Plotting code records
___

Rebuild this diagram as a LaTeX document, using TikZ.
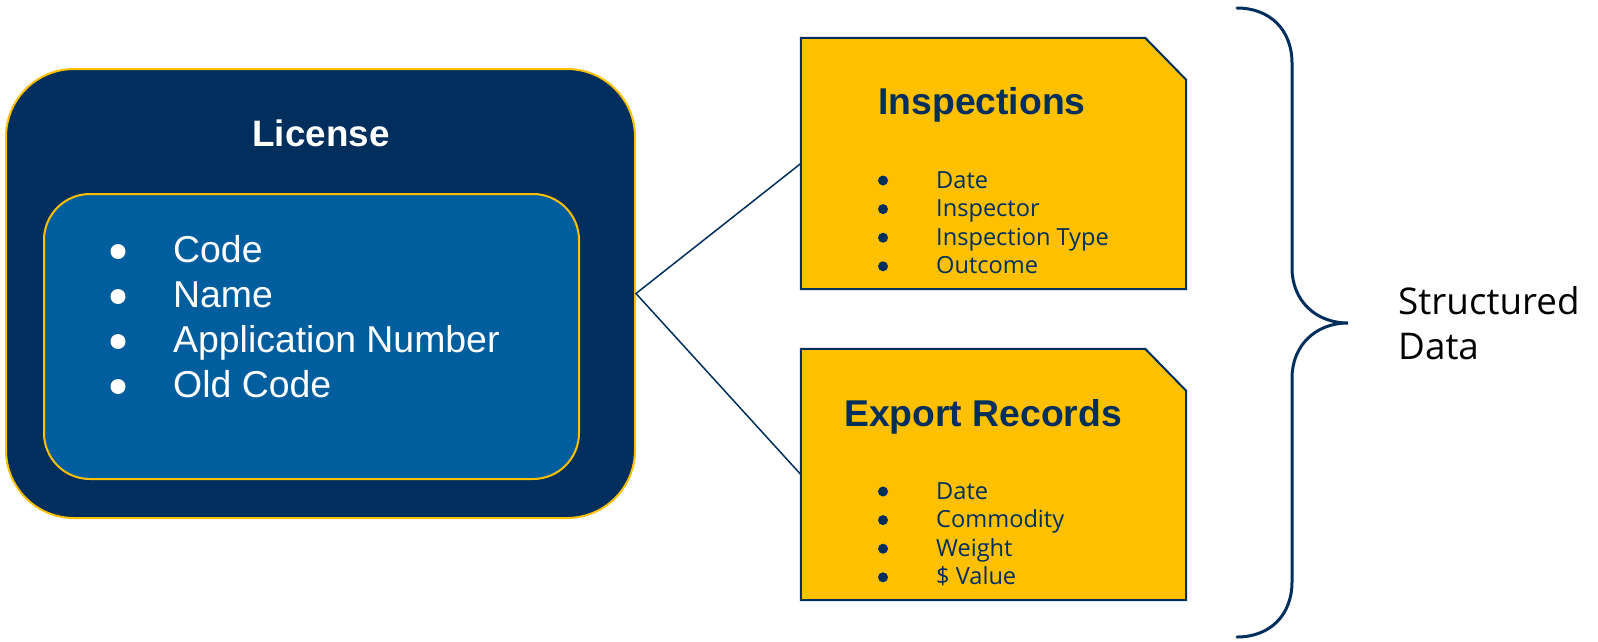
\documentclass[tikz,border=0pt]{standalone}
\usepackage{fontspec}
\setmainfont{Liberation Sans}
\newfontfamily\opensans{Open Sans}
\definecolor{navy}{RGB}{0,46,93}
\definecolor{midblue}{RGB}{0,94,158}
\definecolor{gold}{RGB}{255,192,0}
\tikzset{
  outerbox/.style={draw=gold, fill=navy, line width=2pt, rounded corners=68pt, minimum width=629pt, minimum height=449pt, inner sep=0pt},
  innerbox/.style={draw=gold, fill=midblue, line width=2pt, rounded corners=46pt, minimum width=535pt, minimum height=285pt, inner sep=0pt},
  cardframe/.style={minimum width=385pt, minimum height=251pt, inner sep=0pt},
  cardpath/.style={draw=navy, fill=gold, line width=2pt, line join=miter},
  bigtitle/.style={inner sep=0pt, anchor=base, font=\fontsize{37.3}{43}\selectfont\bfseries},
  licitem/.style={inner sep=0pt, anchor=base west, text=white, font=\fontsize{37.4}{45}\selectfont},
  carditem/.style={inner sep=0pt, anchor=base west, text=navy, font=\opensans\fontsize{23.6}{28}\selectfont},
  bigbullet/.style={circle, fill=white, inner sep=0pt, minimum size=15pt},
  smallbullet/.style={circle, fill=navy, inner sep=0pt, minimum size=10pt},
  link/.style={draw=navy, line width=1.5pt},
  bracestyle/.style={draw=navy, line width=3pt, line cap=round},
  sidetext/.style={inner sep=0pt, anchor=base west, text=black, font=\opensans\fontsize{36.8}{45}\selectfont}
}
\begin{document}
\begin{tikzpicture}[x=1pt,y=-1pt]
\useasboundingbox (0,0) rectangle (1598,641);
% License box
\node[outerbox] (lic) at (320.5,293.5) {};
\node[bigtitle, text=white, font=\fontsize{36.8}{43}\selectfont\bfseries] (lictitle) at (321,146) {License};
\node[innerbox] (licinner) at (311.5,336.5) {};
\foreach \t [count=\i] in {Code,Name,Application Number,Old Code} {
  \node[bigbullet] (licbul\i) at (118,{262+45*(\i-1)-10.5}) {};
  \node[licitem] (lictext\i) at (173,{262+45*(\i-1)}) {\t};
}
% Inspections card
\node[cardframe] (insp) at (993.5,163.5) {};
\path[cardpath] (insp.south west) -- (insp.north west) -- ([xshift=-41pt]insp.north east) -- ([yshift=-42pt]insp.north east) -- (insp.south east) -- cycle;
\node[bigtitle, text=navy] (insptitle) at (982,114) {Inspections};
\foreach \t [count=\i] in {Date,Inspector,Inspection Type,Outcome} {
  \node[smallbullet] (inspbul\i) at (883,{188+28.6*(\i-1)-7.5}) {};
  \node[carditem] (insptext\i) at (936,{188+28.6*(\i-1)}) {\t};
}
% Export Records card
\node[cardframe] (exp) at (993.5,474.5) {};
\path[cardpath] (exp.south west) -- (exp.north west) -- ([xshift=-41pt]exp.north east) -- ([yshift=-42pt]exp.north east) -- (exp.south east) -- cycle;
\node[bigtitle, text=navy] (exptitle) at (983,426) {Export Records};
\foreach \t [count=\i] in {Date,Commodity,Weight,\$ Value} {
  \node[smallbullet] (expbul\i) at (883,{499+28.6*(\i-1)-7.5}) {};
  \node[carditem] (exptext\i) at (936,{499+28.6*(\i-1)}) {\t};
}
% connectors
\draw[link] (insp.west) -- (lic.east) -- (exp.west);
% brace
\coordinate (bracetip) at (1348,323);
\draw[bracestyle] (1237,8) .. controls (1270,8) and (1292,30) .. (1292,63) -- (1292,268) .. controls (1292,300) and (1315,323) .. (bracetip) .. controls (1315,323) and (1292,346) .. (1292,378) -- (1292,582) .. controls (1292,615) and (1270,637) .. (1237,637);
\node[sidetext] (sd1) at (1398,314) {Structured};
\node[sidetext] (sd2) at (1398,359) {Data};
\end{tikzpicture}
\end{document}
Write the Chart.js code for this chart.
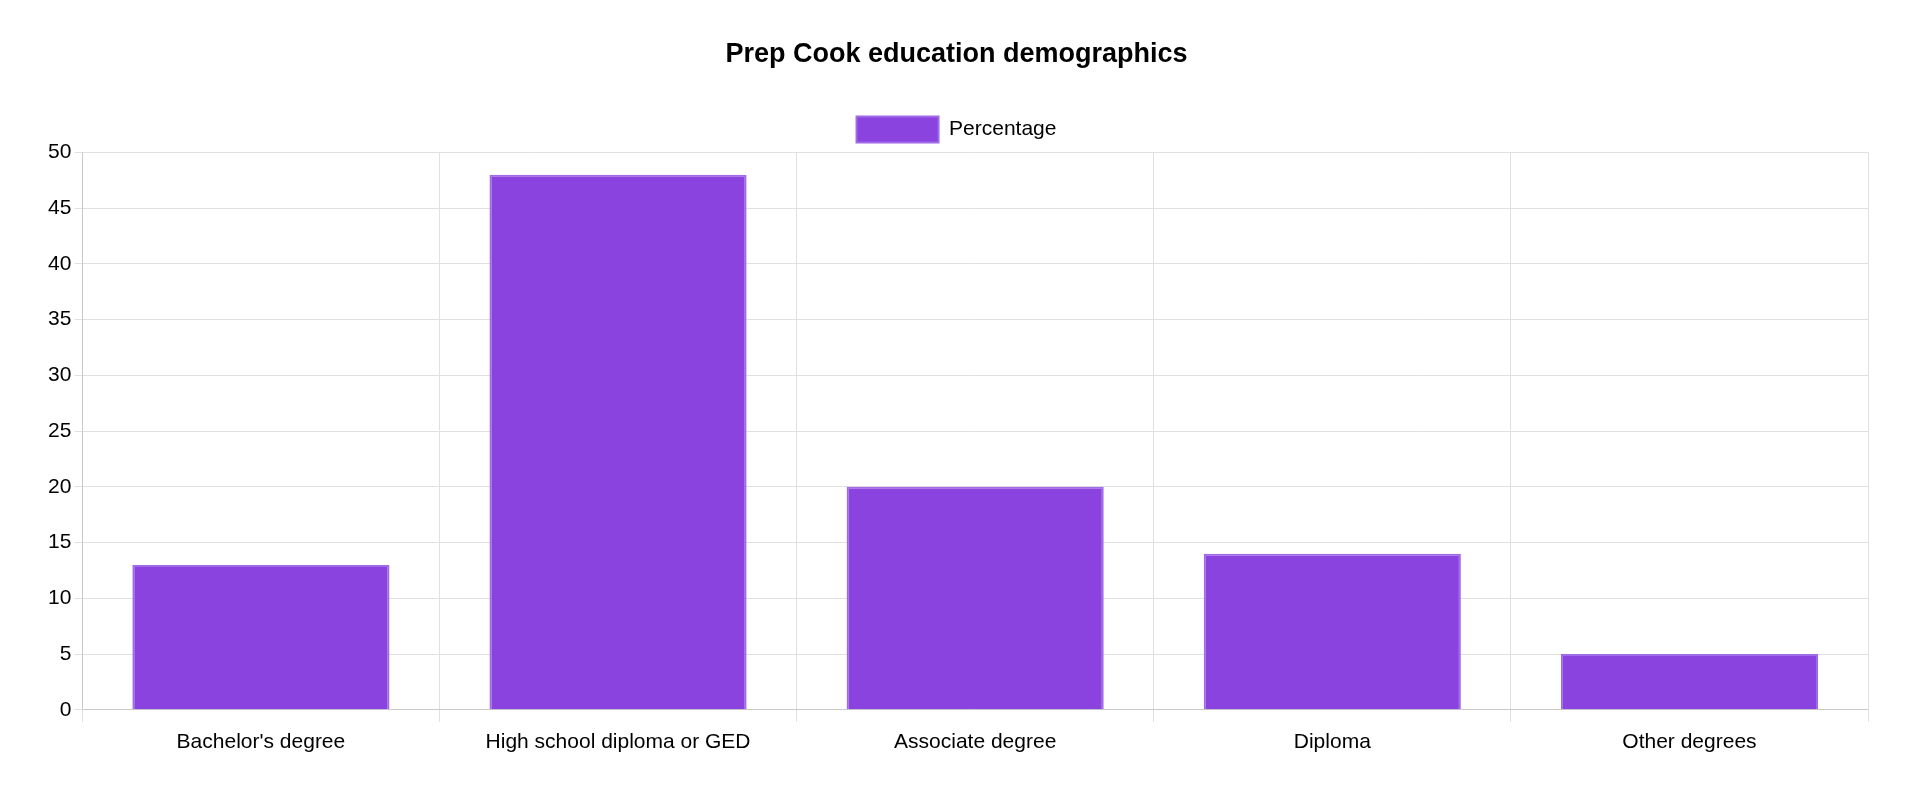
<!DOCTYPE html>
<html>
<head>
<meta charset="utf-8">
<script src="https://cdn.jsdelivr.net/npm/chart.js@4.4.0/dist/chart.umd.js"></script>
<style>
  html, body { margin: 0; padding: 0; background: #fff; }
  #wrap { width: 1906px; height: 788px; }
</style>
</head>
<body>
<div id="wrap"><canvas id="chart"></canvas></div>
<script>
// Prep Cook education demographics
const categories = ["Bachelor's degree", 'High school diploma or GED', 'Associate degree', 'Diploma', 'Other degrees'];
const percentages = [13, 48, 20, 14, 5];

const fontFamily = 'Helvetica, "Liberation Sans", Arial, sans-serif';

new Chart(document.getElementById('chart'), {
    type: 'bar',
    data: {
        labels: categories,
        datasets: [{
            label: 'Percentage',
            data: percentages,
            backgroundColor: '#8a43de',
            borderColor: '#a06ae8',
            borderWidth: 2
        }]
    },
    options: {
        responsive: true,
        maintainAspectRatio: false,
        animation: false,
        layout: { padding: { left: 45, right: 38, bottom: 25 } },
        plugins: {
            title: {
                display: true,
                text: 'Prep Cook education demographics',
                color: '#000',
                font: { family: fontFamily, size: 27, weight: 'bold' },
                padding: { top: 38, bottom: 36 }
            },
            legend: {
                labels: {
                    color: '#000',
                    boxWidth: 82,
                    boxHeight: 26,
                    font: { family: fontFamily, size: 21 }
                }
            }
        },
        scales: {
            x: {
                ticks: { color: '#000', font: { family: fontFamily, size: 21 }, padding: 8 },
                grid: { color: '#e0e0e0', tickLength: 12 }
            },
            y: {
                beginAtZero: true,
                max: 50,
                ticks: { stepSize: 5, color: '#000', font: { family: fontFamily, size: 21 } },
                grid: { color: '#e0e0e0' }
            }
        }
    }
});
</script>
</body>
</html>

___

THE PROBLEM –
Return each line exactly as written. Any picture gets left out.

SOLUTION TO THIS PROBLEM –
Rebuild this diagram as a LaTeX document, using TikZ.
\documentclass[tikz,border=0pt]{standalone}
\usepackage{fontspec}
\setmainfont{Liberation Sans}
\newfontfamily\opensans{Open Sans}
\definecolor{navy}{RGB}{0,46,93}
\definecolor{midblue}{RGB}{0,94,158}
\definecolor{gold}{RGB}{255,192,0}
\tikzset{
  outerbox/.style={draw=gold, fill=navy, line width=2pt, rounded corners=68pt, minimum width=629pt, minimum height=449pt, inner sep=0pt},
  innerbox/.style={draw=gold, fill=midblue, line width=2pt, rounded corners=46pt, minimum width=535pt, minimum height=285pt, inner sep=0pt},
  cardframe/.style={minimum width=385pt, minimum height=251pt, inner sep=0pt},
  cardpath/.style={draw=navy, fill=gold, line width=2pt, line join=miter},
  bigtitle/.style={inner sep=0pt, anchor=base, font=\fontsize{37.3}{43}\selectfont\bfseries},
  licitem/.style={inner sep=0pt, anchor=base west, text=white, font=\fontsize{37.4}{45}\selectfont},
  carditem/.style={inner sep=0pt, anchor=base west, text=navy, font=\opensans\fontsize{23.6}{28}\selectfont},
  bigbullet/.style={circle, fill=white, inner sep=0pt, minimum size=15pt},
  smallbullet/.style={circle, fill=navy, inner sep=0pt, minimum size=10pt},
  link/.style={draw=navy, line width=1.5pt},
  bracestyle/.style={draw=navy, line width=3pt, line cap=round},
  sidetext/.style={inner sep=0pt, anchor=base west, text=black, font=\opensans\fontsize{36.8}{45}\selectfont}
}
\begin{document}
\begin{tikzpicture}[x=1pt,y=-1pt]
\useasboundingbox (0,0) rectangle (1598,641);
% License box
\node[outerbox] (lic) at (320.5,293.5) {};
\node[bigtitle, text=white, font=\fontsize{36.8}{43}\selectfont\bfseries] (lictitle) at (321,146) {License};
\node[innerbox] (licinner) at (311.5,336.5) {};
\foreach \t [count=\i] in {Code,Name,Application Number,Old Code} {
  \node[bigbullet] (licbul\i) at (118,{262+45*(\i-1)-10.5}) {};
  \node[licitem] (lictext\i) at (173,{262+45*(\i-1)}) {\t};
}
% Inspections card
\node[cardframe] (insp) at (993.5,163.5) {};
\path[cardpath] (insp.south west) -- (insp.north west) -- ([xshift=-41pt]insp.north east) -- ([yshift=-42pt]insp.north east) -- (insp.south east) -- cycle;
\node[bigtitle, text=navy] (insptitle) at (982,114) {Inspections};
\foreach \t [count=\i] in {Date,Inspector,Inspection Type,Outcome} {
  \node[smallbullet] (inspbul\i) at (883,{188+28.6*(\i-1)-7.5}) {};
  \node[carditem] (insptext\i) at (936,{188+28.6*(\i-1)}) {\t};
}
% Export Records card
\node[cardframe] (exp) at (993.5,474.5) {};
\path[cardpath] (exp.south west) -- (exp.north west) -- ([xshift=-41pt]exp.north east) -- ([yshift=-42pt]exp.north east) -- (exp.south east) -- cycle;
\node[bigtitle, text=navy] (exptitle) at (983,426) {Export Records};
\foreach \t [count=\i] in {Date,Commodity,Weight,\$ Value} {
  \node[smallbullet] (expbul\i) at (883,{499+28.6*(\i-1)-7.5}) {};
  \node[carditem] (exptext\i) at (936,{499+28.6*(\i-1)}) {\t};
}
% connectors
\draw[link] (insp.west) -- (lic.east) -- (exp.west);
% brace
\coordinate (bracetip) at (1348,323);
\draw[bracestyle] (1237,8) .. controls (1270,8) and (1292,30) .. (1292,63) -- (1292,268) .. controls (1292,300) and (1315,323) .. (bracetip) .. controls (1315,323) and (1292,346) .. (1292,378) -- (1292,582) .. controls (1292,615) and (1270,637) .. (1237,637);
\node[sidetext] (sd1) at (1398,314) {Structured};
\node[sidetext] (sd2) at (1398,359) {Data};
\end{tikzpicture}
\end{document}
Write the Chart.js code for this chart.
<!DOCTYPE html>
<html>
<head>
<meta charset="utf-8">
<script src="https://cdn.jsdelivr.net/npm/chart.js@4.4.0/dist/chart.umd.js"></script>
<style>
  html, body { margin: 0; padding: 0; background: #fff; }
  #wrap { width: 1906px; height: 788px; }
</style>
</head>
<body>
<div id="wrap"><canvas id="chart"></canvas></div>
<script>
// Prep Cook education demographics
const categories = ["Bachelor's degree", 'High school diploma or GED', 'Associate degree', 'Diploma', 'Other degrees'];
const percentages = [13, 48, 20, 14, 5];

const fontFamily = 'Helvetica, "Liberation Sans", Arial, sans-serif';

new Chart(document.getElementById('chart'), {
    type: 'bar',
    data: {
        labels: categories,
        datasets: [{
            label: 'Percentage',
            data: percentages,
            backgroundColor: '#8a43de',
            borderColor: '#a06ae8',
            borderWidth: 2
        }]
    },
    options: {
        responsive: true,
        maintainAspectRatio: false,
        animation: false,
        layout: { padding: { left: 45, right: 38, bottom: 25 } },
        plugins: {
            title: {
                display: true,
                text: 'Prep Cook education demographics',
                color: '#000',
                font: { family: fontFamily, size: 27, weight: 'bold' },
                padding: { top: 38, bottom: 36 }
            },
            legend: {
                labels: {
                    color: '#000',
                    boxWidth: 82,
                    boxHeight: 26,
                    font: { family: fontFamily, size: 21 }
                }
            }
        },
        scales: {
            x: {
                ticks: { color: '#000', font: { family: fontFamily, size: 21 }, padding: 8 },
                grid: { color: '#e0e0e0', tickLength: 12 }
            },
            y: {
                beginAtZero: true,
                max: 50,
                ticks: { stepSize: 5, color: '#000', font: { family: fontFamily, size: 21 } },
                grid: { color: '#e0e0e0' }
            }
        }
    }
});
</script>
</body>
</html>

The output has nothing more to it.